» **TASK TO CARRY OUT**
Write out the listing below without alteration, omitting its pictures.

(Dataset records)
+ + +

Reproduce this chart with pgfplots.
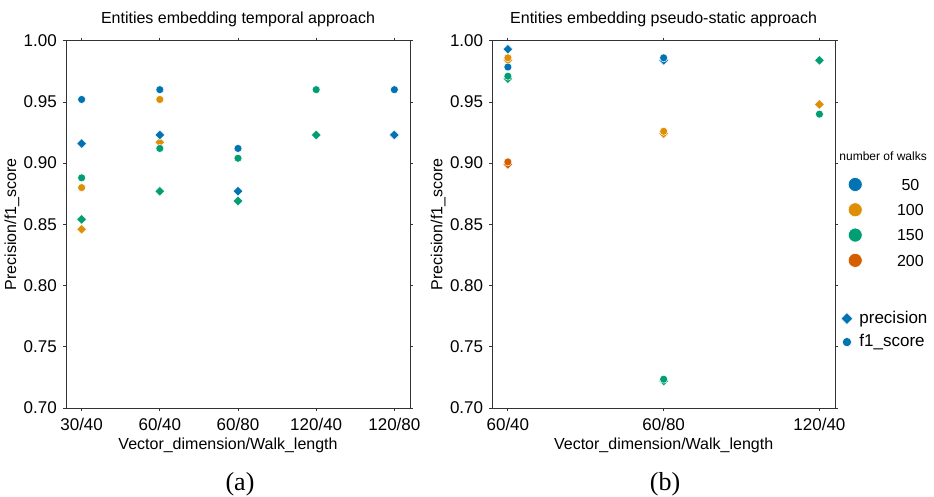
\documentclass[border=0pt]{standalone}
\usepackage{pgfplots}
\pgfplotsset{compat=1.18}
\usepackage{fontspec}
\setmainfont{Liberation Sans}
\newfontfamily\seriffont{Liberation Serif}
\definecolor{c50}{RGB}{1,115,178}
\definecolor{c100}{RGB}{222,143,5}
\definecolor{c150}{RGB}{2,158,115}
\definecolor{c200}{RGB}{213,94,0}
\pgfplotsset{
  dia/.style={only marks, mark=square*, mark size=3.5pt, mark options={rotate=45, fill=#1, draw=white, line width=0.5pt}},
  cir/.style={only marks, mark=*, mark size=4pt, mark options={fill=#1, draw=white, line width=0.5pt}},
  base/.style={
    scale only axis, height=367.3pt, anchor=south west,
    ymin=0.7, ymax=1.0,
    ytick={0.7,0.75,0.8,0.85,0.9,0.95,1.0},
    tick label style={font=\fontsize{17}{17}\selectfont},
    yticklabel style={inner sep=0pt, xshift=-6pt, /pgf/number format/fixed, /pgf/number format/fixed zerofill, /pgf/number format/precision=2, /pgf/number format/assume math mode=true},
    xticklabel style={inner sep=0pt, yshift=-6.7pt},
    tick align=outside, major tick length=3pt,
    tick style={color=black!80, line width=0.8pt},
    axis line style={color=black!80, line width=0.9pt},
    every axis title/.style={at={(axis description cs:0.5,1.0468)}, anchor=base, font=\fontsize{16}{16}\selectfont},
    every axis y label/.style={at={(axis description cs:-0.157,0.5)}, rotate=90, anchor=center, font=\fontsize{16}{16}\selectfont},
    ylabel={Precision/f1\_score},
    xlabel={Vector\_dimension/Walk\_length},
  },
  legcirc/.style 2 args={legend image code/.code={\path (0pt,0pt) (30pt,0pt); \path plot[mark=*, mark size=7pt, mark options={fill=#1, draw=white, line width=0.6pt}] coordinates {(17pt,#2)};}},
}
\begin{document}
\begin{tikzpicture}
\useasboundingbox (0,0) rectangle (934pt,497pt);
% ---------------- left ----------------
\begin{axis}[base, at={(66pt,89pt)}, width=344pt,
  xmin=-0.2, xmax=4.2,
  xtick={0,1,2,3,4}, xticklabels={30/40,60/40,60/80,120/40,120/80},
  title={Entities embedding temporal approach},
  every axis x label/.style={at={(axis description cs:0.471,-0.1135)}, anchor=base, font=\fontsize{16}{16}\selectfont},
]
% precision (diamonds)
\addplot[dia=c100, forget plot] coordinates {(0,0.846) (1,0.917)};
\addplot[dia=c50, forget plot] coordinates {(0,0.916) (1,0.923) (2,0.877) (4,0.923)};
\addplot[dia=c150, forget plot] coordinates {(0,0.854) (1,0.877) (2,0.869) (3,0.923)};
% f1 (circles)
\addplot[cir=c50, forget plot] coordinates {(0,0.952) (1,0.960) (2,0.912) (4,0.960)};
\addplot[cir=c100, forget plot] coordinates {(0,0.880) (1,0.952)};
\addplot[cir=c150, forget plot] coordinates {(0,0.888) (1,0.912) (2,0.904) (3,0.960)};
\end{axis}
% ---------------- right ----------------
\begin{axis}[base, at={(492.3pt,89pt)}, width=342.7pt,
  xmin=-0.1, xmax=2.1,
  xtick={0,1,2}, xticklabels={60/40,60/80,120/40},
  title={Entities embedding pseudo-static approach},
  every axis y label/.style={at={(axis description cs:-0.158,0.5)}, rotate=90, anchor=center, font=\fontsize{16}{16}\selectfont},
  every axis x label/.style={at={(axis description cs:0.5,-0.1135)}, anchor=base, font=\fontsize{16}{16}\selectfont},
  legend style={draw=none, fill=none, inner sep=0pt, outer sep=0pt, row sep=0pt, column sep=0pt,
    nodes={inner sep=0pt, outer sep=0pt},
    cells={anchor=base west},
    at={(axis description cs:1.0088,0.706)}, anchor=north west},
]
% precision (diamonds)
\addplot[dia=c50, forget plot] coordinates {(0,0.993) (1,0.984)};
\addplot[dia=c100, forget plot] coordinates {(0,0.984) (1,0.924) (2,0.948)};
\addplot[dia=c150, forget plot] coordinates {(0,0.969) (1,0.722) (2,0.984)};
\addplot[dia=c200, forget plot] coordinates {(0,0.899)};
% f1 (circles)
\addplot[cir=c50, forget plot] coordinates {(0,0.9785) (1,0.986)};
\addplot[cir=c100, forget plot] coordinates {(0,0.986) (1,0.926)};
\addplot[cir=c150, forget plot] coordinates {(0,0.971) (1,0.7235) (2,0.940)};
\addplot[cir=c200, forget plot] coordinates {(0,0.901)};
% legend
\addlegendimage{empty legend}
\addlegendentry{\hspace*{-29pt}\rule[-5pt]{0pt}{17pt}\fontsize{12}{12}\selectfont number of walks}
\addlegendimage{legcirc={c50}{5.7pt}}
\addlegendentry{\rule[-5pt]{0pt}{33pt}\makebox[84pt][c]{\fontsize{16}{16}\selectfont 50}}
\addlegendimage{legcirc={c100}{5.7pt}}
\addlegendentry{\rule[-5pt]{0pt}{28.8pt}\makebox[84pt][c]{\fontsize{16}{16}\selectfont 100}}
\addlegendimage{legcirc={c150}{5.7pt}}
\addlegendentry{\rule[-5pt]{0pt}{28.8pt}\makebox[84pt][c]{\fontsize{16}{16}\selectfont 150}}
\addlegendimage{legcirc={c200}{5.7pt}}
\addlegendentry{\rule[-5pt]{0pt}{28.8pt}\makebox[84pt][c]{\fontsize{16}{16}\selectfont 200}}
\addlegendimage{empty legend}
\addlegendentry{\rule[-5pt]{0pt}{44pt}}
\addlegendimage{legend image code/.code={\path (0pt,0pt) (30pt,0pt); \path plot[mark=square*, mark size=4.2pt, mark options={rotate=45, fill=c50, draw=white, line width=0.5pt}] coordinates {(8.7pt,4.5pt)};}}
\addlegendentry{\hspace*{-9pt}\rule[-5pt]{0pt}{20pt}\fontsize{17}{17}\selectfont precision}
\addlegendimage{legend image code/.code={\path (0pt,0pt) (30pt,0pt); \path plot[mark=*, mark size=4.6pt, mark options={fill=c50, draw=white, line width=0.5pt}] coordinates {(8.7pt,4.5pt)};}}
\addlegendentry{\hspace*{-9pt}\rule[-5pt]{0pt}{27pt}\fontsize{17}{17}\selectfont f1\_score}
\end{axis}
\node[anchor=base, font=\seriffont\fontsize{26}{26}\selectfont] at (240pt,6pt) {(a)};
\node[anchor=base, font=\seriffont\fontsize{26}{26}\selectfont] at (665pt,6pt) {(b)};
\end{tikzpicture}
\end{document}
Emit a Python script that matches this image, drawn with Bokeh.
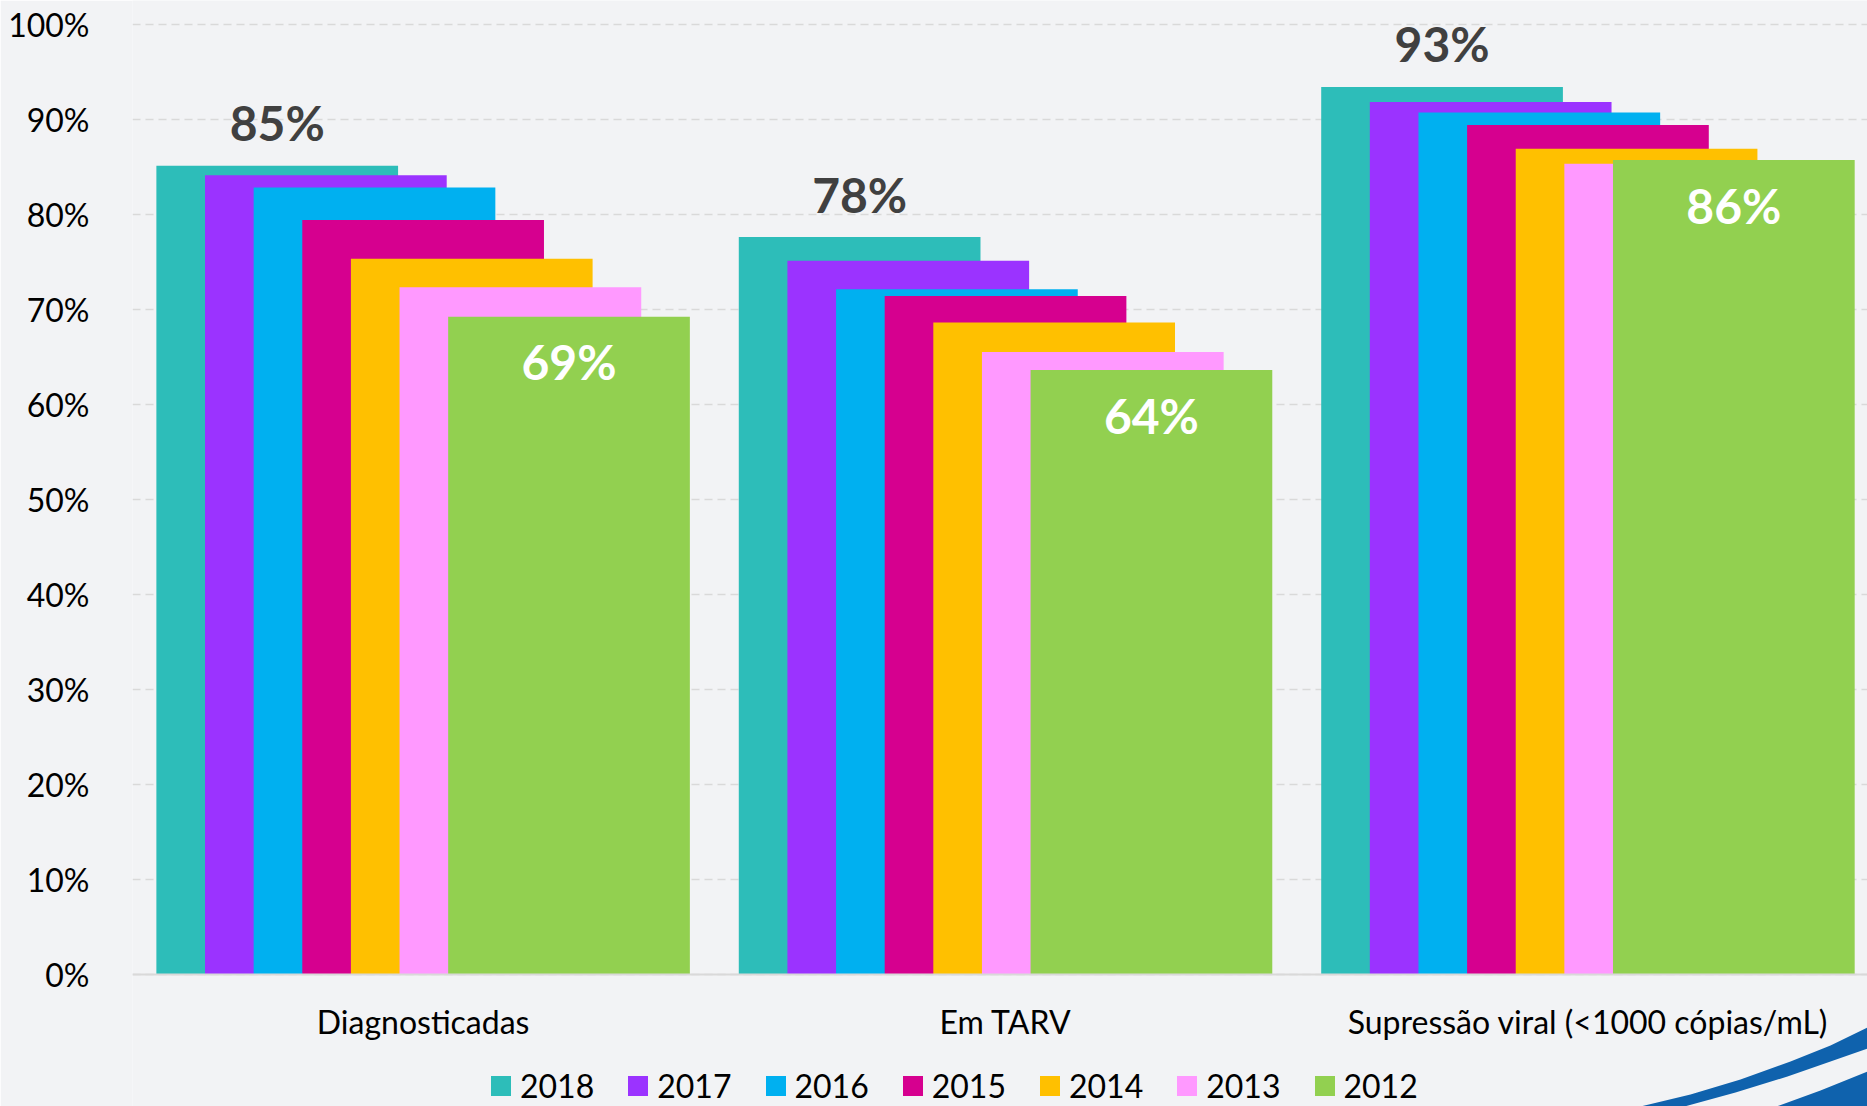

+ + +

» **REPLY**
Reproduce this chart with pgfplots.
\documentclass[border=0pt]{standalone}
\usepackage{pgfplots}
\pgfplotsset{compat=1.18}
\usepackage{fontspec}
\setmainfont{Liberation Sans}
\newfontfamily\seriffont{Liberation Serif}
\definecolor{c50}{RGB}{1,115,178}
\definecolor{c100}{RGB}{222,143,5}
\definecolor{c150}{RGB}{2,158,115}
\definecolor{c200}{RGB}{213,94,0}
\pgfplotsset{
  dia/.style={only marks, mark=square*, mark size=3.5pt, mark options={rotate=45, fill=#1, draw=white, line width=0.5pt}},
  cir/.style={only marks, mark=*, mark size=4pt, mark options={fill=#1, draw=white, line width=0.5pt}},
  base/.style={
    scale only axis, height=367.3pt, anchor=south west,
    ymin=0.7, ymax=1.0,
    ytick={0.7,0.75,0.8,0.85,0.9,0.95,1.0},
    tick label style={font=\fontsize{17}{17}\selectfont},
    yticklabel style={inner sep=0pt, xshift=-6pt, /pgf/number format/fixed, /pgf/number format/fixed zerofill, /pgf/number format/precision=2, /pgf/number format/assume math mode=true},
    xticklabel style={inner sep=0pt, yshift=-6.7pt},
    tick align=outside, major tick length=3pt,
    tick style={color=black!80, line width=0.8pt},
    axis line style={color=black!80, line width=0.9pt},
    every axis title/.style={at={(axis description cs:0.5,1.0468)}, anchor=base, font=\fontsize{16}{16}\selectfont},
    every axis y label/.style={at={(axis description cs:-0.157,0.5)}, rotate=90, anchor=center, font=\fontsize{16}{16}\selectfont},
    ylabel={Precision/f1\_score},
    xlabel={Vector\_dimension/Walk\_length},
  },
  legcirc/.style 2 args={legend image code/.code={\path (0pt,0pt) (30pt,0pt); \path plot[mark=*, mark size=7pt, mark options={fill=#1, draw=white, line width=0.6pt}] coordinates {(17pt,#2)};}},
}
\begin{document}
\begin{tikzpicture}
\useasboundingbox (0,0) rectangle (934pt,497pt);
% ---------------- left ----------------
\begin{axis}[base, at={(66pt,89pt)}, width=344pt,
  xmin=-0.2, xmax=4.2,
  xtick={0,1,2,3,4}, xticklabels={30/40,60/40,60/80,120/40,120/80},
  title={Entities embedding temporal approach},
  every axis x label/.style={at={(axis description cs:0.471,-0.1135)}, anchor=base, font=\fontsize{16}{16}\selectfont},
]
% precision (diamonds)
\addplot[dia=c100, forget plot] coordinates {(0,0.846) (1,0.917)};
\addplot[dia=c50, forget plot] coordinates {(0,0.916) (1,0.923) (2,0.877) (4,0.923)};
\addplot[dia=c150, forget plot] coordinates {(0,0.854) (1,0.877) (2,0.869) (3,0.923)};
% f1 (circles)
\addplot[cir=c50, forget plot] coordinates {(0,0.952) (1,0.960) (2,0.912) (4,0.960)};
\addplot[cir=c100, forget plot] coordinates {(0,0.880) (1,0.952)};
\addplot[cir=c150, forget plot] coordinates {(0,0.888) (1,0.912) (2,0.904) (3,0.960)};
\end{axis}
% ---------------- right ----------------
\begin{axis}[base, at={(492.3pt,89pt)}, width=342.7pt,
  xmin=-0.1, xmax=2.1,
  xtick={0,1,2}, xticklabels={60/40,60/80,120/40},
  title={Entities embedding pseudo-static approach},
  every axis y label/.style={at={(axis description cs:-0.158,0.5)}, rotate=90, anchor=center, font=\fontsize{16}{16}\selectfont},
  every axis x label/.style={at={(axis description cs:0.5,-0.1135)}, anchor=base, font=\fontsize{16}{16}\selectfont},
  legend style={draw=none, fill=none, inner sep=0pt, outer sep=0pt, row sep=0pt, column sep=0pt,
    nodes={inner sep=0pt, outer sep=0pt},
    cells={anchor=base west},
    at={(axis description cs:1.0088,0.706)}, anchor=north west},
]
% precision (diamonds)
\addplot[dia=c50, forget plot] coordinates {(0,0.993) (1,0.984)};
\addplot[dia=c100, forget plot] coordinates {(0,0.984) (1,0.924) (2,0.948)};
\addplot[dia=c150, forget plot] coordinates {(0,0.969) (1,0.722) (2,0.984)};
\addplot[dia=c200, forget plot] coordinates {(0,0.899)};
% f1 (circles)
\addplot[cir=c50, forget plot] coordinates {(0,0.9785) (1,0.986)};
\addplot[cir=c100, forget plot] coordinates {(0,0.986) (1,0.926)};
\addplot[cir=c150, forget plot] coordinates {(0,0.971) (1,0.7235) (2,0.940)};
\addplot[cir=c200, forget plot] coordinates {(0,0.901)};
% legend
\addlegendimage{empty legend}
\addlegendentry{\hspace*{-29pt}\rule[-5pt]{0pt}{17pt}\fontsize{12}{12}\selectfont number of walks}
\addlegendimage{legcirc={c50}{5.7pt}}
\addlegendentry{\rule[-5pt]{0pt}{33pt}\makebox[84pt][c]{\fontsize{16}{16}\selectfont 50}}
\addlegendimage{legcirc={c100}{5.7pt}}
\addlegendentry{\rule[-5pt]{0pt}{28.8pt}\makebox[84pt][c]{\fontsize{16}{16}\selectfont 100}}
\addlegendimage{legcirc={c150}{5.7pt}}
\addlegendentry{\rule[-5pt]{0pt}{28.8pt}\makebox[84pt][c]{\fontsize{16}{16}\selectfont 150}}
\addlegendimage{legcirc={c200}{5.7pt}}
\addlegendentry{\rule[-5pt]{0pt}{28.8pt}\makebox[84pt][c]{\fontsize{16}{16}\selectfont 200}}
\addlegendimage{empty legend}
\addlegendentry{\rule[-5pt]{0pt}{44pt}}
\addlegendimage{legend image code/.code={\path (0pt,0pt) (30pt,0pt); \path plot[mark=square*, mark size=4.2pt, mark options={rotate=45, fill=c50, draw=white, line width=0.5pt}] coordinates {(8.7pt,4.5pt)};}}
\addlegendentry{\hspace*{-9pt}\rule[-5pt]{0pt}{20pt}\fontsize{17}{17}\selectfont precision}
\addlegendimage{legend image code/.code={\path (0pt,0pt) (30pt,0pt); \path plot[mark=*, mark size=4.6pt, mark options={fill=c50, draw=white, line width=0.5pt}] coordinates {(8.7pt,4.5pt)};}}
\addlegendentry{\hspace*{-9pt}\rule[-5pt]{0pt}{27pt}\fontsize{17}{17}\selectfont f1\_score}
\end{axis}
\node[anchor=base, font=\seriffont\fontsize{26}{26}\selectfont] at (240pt,6pt) {(a)};
\node[anchor=base, font=\seriffont\fontsize{26}{26}\selectfont] at (665pt,6pt) {(b)};
\end{tikzpicture}
\end{document}
Emit a Python script that matches this image, drawn with Bokeh.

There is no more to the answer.